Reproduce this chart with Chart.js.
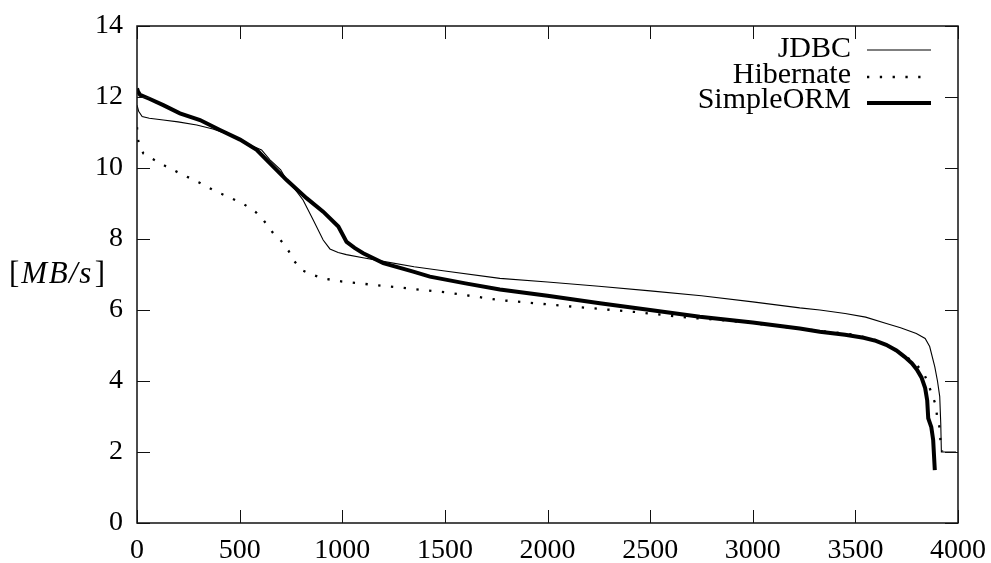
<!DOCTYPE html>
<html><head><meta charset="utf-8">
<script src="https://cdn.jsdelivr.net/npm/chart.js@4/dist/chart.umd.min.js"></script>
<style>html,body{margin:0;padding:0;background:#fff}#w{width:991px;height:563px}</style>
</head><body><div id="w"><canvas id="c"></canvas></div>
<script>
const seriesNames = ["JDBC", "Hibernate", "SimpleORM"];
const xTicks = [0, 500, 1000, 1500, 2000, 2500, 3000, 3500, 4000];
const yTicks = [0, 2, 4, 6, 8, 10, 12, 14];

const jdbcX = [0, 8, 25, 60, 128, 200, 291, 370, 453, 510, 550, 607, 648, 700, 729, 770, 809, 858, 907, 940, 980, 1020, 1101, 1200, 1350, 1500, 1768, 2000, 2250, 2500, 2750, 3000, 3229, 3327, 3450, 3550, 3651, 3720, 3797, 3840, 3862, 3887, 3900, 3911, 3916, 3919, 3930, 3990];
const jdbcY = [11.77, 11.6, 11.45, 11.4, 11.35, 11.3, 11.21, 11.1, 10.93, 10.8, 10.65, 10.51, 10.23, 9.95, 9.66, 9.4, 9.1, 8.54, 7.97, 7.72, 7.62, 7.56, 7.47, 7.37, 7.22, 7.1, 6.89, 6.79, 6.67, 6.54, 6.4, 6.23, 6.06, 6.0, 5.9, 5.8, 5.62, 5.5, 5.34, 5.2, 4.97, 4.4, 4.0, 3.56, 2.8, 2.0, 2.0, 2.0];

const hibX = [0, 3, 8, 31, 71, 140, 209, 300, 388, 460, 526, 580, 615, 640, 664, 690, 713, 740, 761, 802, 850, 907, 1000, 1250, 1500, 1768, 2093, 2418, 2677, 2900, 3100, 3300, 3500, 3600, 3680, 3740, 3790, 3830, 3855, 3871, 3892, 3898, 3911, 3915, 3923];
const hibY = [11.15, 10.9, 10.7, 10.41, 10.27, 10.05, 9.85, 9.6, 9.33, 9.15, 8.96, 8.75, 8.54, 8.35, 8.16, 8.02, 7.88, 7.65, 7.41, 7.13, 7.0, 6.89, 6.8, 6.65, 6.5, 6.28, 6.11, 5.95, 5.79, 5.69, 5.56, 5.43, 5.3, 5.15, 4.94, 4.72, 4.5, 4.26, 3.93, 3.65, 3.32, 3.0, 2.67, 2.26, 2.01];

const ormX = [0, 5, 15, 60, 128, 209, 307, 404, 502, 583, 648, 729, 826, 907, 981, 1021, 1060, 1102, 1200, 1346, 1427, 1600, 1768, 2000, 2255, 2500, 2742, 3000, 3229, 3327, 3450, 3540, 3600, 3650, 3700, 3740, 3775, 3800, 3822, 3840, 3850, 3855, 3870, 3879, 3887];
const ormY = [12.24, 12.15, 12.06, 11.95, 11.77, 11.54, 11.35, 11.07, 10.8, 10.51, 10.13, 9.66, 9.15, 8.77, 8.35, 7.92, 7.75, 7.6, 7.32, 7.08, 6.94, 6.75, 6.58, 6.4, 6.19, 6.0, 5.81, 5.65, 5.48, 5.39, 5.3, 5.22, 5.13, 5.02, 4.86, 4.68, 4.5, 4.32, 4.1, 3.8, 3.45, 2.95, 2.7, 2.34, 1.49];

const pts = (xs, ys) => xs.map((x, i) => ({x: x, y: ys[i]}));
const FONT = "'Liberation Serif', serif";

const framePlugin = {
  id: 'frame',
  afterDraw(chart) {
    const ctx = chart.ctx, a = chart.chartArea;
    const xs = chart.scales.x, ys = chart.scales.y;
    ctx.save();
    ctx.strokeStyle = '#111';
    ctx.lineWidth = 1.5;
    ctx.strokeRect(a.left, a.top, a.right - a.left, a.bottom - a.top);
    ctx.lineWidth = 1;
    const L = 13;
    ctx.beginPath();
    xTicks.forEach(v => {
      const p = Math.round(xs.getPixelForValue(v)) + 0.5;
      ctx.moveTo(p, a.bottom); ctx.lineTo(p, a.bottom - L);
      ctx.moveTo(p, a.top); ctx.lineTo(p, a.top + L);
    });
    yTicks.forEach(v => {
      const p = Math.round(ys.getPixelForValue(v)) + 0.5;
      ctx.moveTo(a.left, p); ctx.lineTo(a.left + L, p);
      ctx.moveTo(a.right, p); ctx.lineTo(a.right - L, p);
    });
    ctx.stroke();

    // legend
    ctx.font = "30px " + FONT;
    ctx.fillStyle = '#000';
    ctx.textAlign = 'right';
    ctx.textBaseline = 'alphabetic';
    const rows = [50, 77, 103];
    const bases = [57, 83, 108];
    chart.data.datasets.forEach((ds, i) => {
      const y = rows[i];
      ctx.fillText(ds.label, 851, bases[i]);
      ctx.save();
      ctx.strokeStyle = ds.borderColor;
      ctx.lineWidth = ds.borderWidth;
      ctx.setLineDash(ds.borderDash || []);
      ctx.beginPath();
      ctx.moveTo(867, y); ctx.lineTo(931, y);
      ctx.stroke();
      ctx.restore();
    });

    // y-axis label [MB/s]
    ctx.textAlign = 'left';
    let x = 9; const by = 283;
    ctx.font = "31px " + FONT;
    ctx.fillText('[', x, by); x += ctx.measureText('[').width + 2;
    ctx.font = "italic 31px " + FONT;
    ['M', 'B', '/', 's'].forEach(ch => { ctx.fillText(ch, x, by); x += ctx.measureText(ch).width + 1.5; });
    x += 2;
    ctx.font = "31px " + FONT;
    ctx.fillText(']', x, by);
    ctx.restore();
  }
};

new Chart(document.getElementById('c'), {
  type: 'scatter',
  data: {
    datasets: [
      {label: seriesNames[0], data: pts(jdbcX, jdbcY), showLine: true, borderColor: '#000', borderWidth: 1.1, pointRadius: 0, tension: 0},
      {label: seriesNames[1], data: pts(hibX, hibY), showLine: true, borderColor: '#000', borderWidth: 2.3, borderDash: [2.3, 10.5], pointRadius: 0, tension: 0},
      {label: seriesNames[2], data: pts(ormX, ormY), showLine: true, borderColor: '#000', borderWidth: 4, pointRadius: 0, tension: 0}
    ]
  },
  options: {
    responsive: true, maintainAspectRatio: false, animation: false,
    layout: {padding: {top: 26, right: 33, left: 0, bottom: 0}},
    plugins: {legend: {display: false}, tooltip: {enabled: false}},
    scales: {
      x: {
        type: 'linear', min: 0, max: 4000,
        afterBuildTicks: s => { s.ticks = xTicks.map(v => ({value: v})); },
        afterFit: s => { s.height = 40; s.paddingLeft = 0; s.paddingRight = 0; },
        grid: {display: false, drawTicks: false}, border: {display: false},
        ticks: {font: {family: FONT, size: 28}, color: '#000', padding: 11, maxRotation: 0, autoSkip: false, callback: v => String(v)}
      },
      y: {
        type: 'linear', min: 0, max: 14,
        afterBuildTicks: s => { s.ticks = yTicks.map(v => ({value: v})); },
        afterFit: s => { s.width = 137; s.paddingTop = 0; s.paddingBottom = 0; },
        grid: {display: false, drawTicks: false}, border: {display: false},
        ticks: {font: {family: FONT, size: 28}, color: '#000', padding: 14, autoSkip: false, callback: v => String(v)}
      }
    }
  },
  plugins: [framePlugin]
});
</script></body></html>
:::
**Goal:** Write out again, exactly, the lines from the start of the listing up to the line containing "2.7, 2.34, 1.49];", with both ends and without pictures.

**Exercise response:**
Reproduce this chart with Chart.js.
<!DOCTYPE html>
<html><head><meta charset="utf-8">
<script src="https://cdn.jsdelivr.net/npm/chart.js@4/dist/chart.umd.min.js"></script>
<style>html,body{margin:0;padding:0;background:#fff}#w{width:991px;height:563px}</style>
</head><body><div id="w"><canvas id="c"></canvas></div>
<script>
const seriesNames = ["JDBC", "Hibernate", "SimpleORM"];
const xTicks = [0, 500, 1000, 1500, 2000, 2500, 3000, 3500, 4000];
const yTicks = [0, 2, 4, 6, 8, 10, 12, 14];

const jdbcX = [0, 8, 25, 60, 128, 200, 291, 370, 453, 510, 550, 607, 648, 700, 729, 770, 809, 858, 907, 940, 980, 1020, 1101, 1200, 1350, 1500, 1768, 2000, 2250, 2500, 2750, 3000, 3229, 3327, 3450, 3550, 3651, 3720, 3797, 3840, 3862, 3887, 3900, 3911, 3916, 3919, 3930, 3990];
const jdbcY = [11.77, 11.6, 11.45, 11.4, 11.35, 11.3, 11.21, 11.1, 10.93, 10.8, 10.65, 10.51, 10.23, 9.95, 9.66, 9.4, 9.1, 8.54, 7.97, 7.72, 7.62, 7.56, 7.47, 7.37, 7.22, 7.1, 6.89, 6.79, 6.67, 6.54, 6.4, 6.23, 6.06, 6.0, 5.9, 5.8, 5.62, 5.5, 5.34, 5.2, 4.97, 4.4, 4.0, 3.56, 2.8, 2.0, 2.0, 2.0];

const hibX = [0, 3, 8, 31, 71, 140, 209, 300, 388, 460, 526, 580, 615, 640, 664, 690, 713, 740, 761, 802, 850, 907, 1000, 1250, 1500, 1768, 2093, 2418, 2677, 2900, 3100, 3300, 3500, 3600, 3680, 3740, 3790, 3830, 3855, 3871, 3892, 3898, 3911, 3915, 3923];
const hibY = [11.15, 10.9, 10.7, 10.41, 10.27, 10.05, 9.85, 9.6, 9.33, 9.15, 8.96, 8.75, 8.54, 8.35, 8.16, 8.02, 7.88, 7.65, 7.41, 7.13, 7.0, 6.89, 6.8, 6.65, 6.5, 6.28, 6.11, 5.95, 5.79, 5.69, 5.56, 5.43, 5.3, 5.15, 4.94, 4.72, 4.5, 4.26, 3.93, 3.65, 3.32, 3.0, 2.67, 2.26, 2.01];

const ormX = [0, 5, 15, 60, 128, 209, 307, 404, 502, 583, 648, 729, 826, 907, 981, 1021, 1060, 1102, 1200, 1346, 1427, 1600, 1768, 2000, 2255, 2500, 2742, 3000, 3229, 3327, 3450, 3540, 3600, 3650, 3700, 3740, 3775, 3800, 3822, 3840, 3850, 3855, 3870, 3879, 3887];
const ormY = [12.24, 12.15, 12.06, 11.95, 11.77, 11.54, 11.35, 11.07, 10.8, 10.51, 10.13, 9.66, 9.15, 8.77, 8.35, 7.92, 7.75, 7.6, 7.32, 7.08, 6.94, 6.75, 6.58, 6.4, 6.19, 6.0, 5.81, 5.65, 5.48, 5.39, 5.3, 5.22, 5.13, 5.02, 4.86, 4.68, 4.5, 4.32, 4.1, 3.8, 3.45, 2.95, 2.7, 2.34, 1.49];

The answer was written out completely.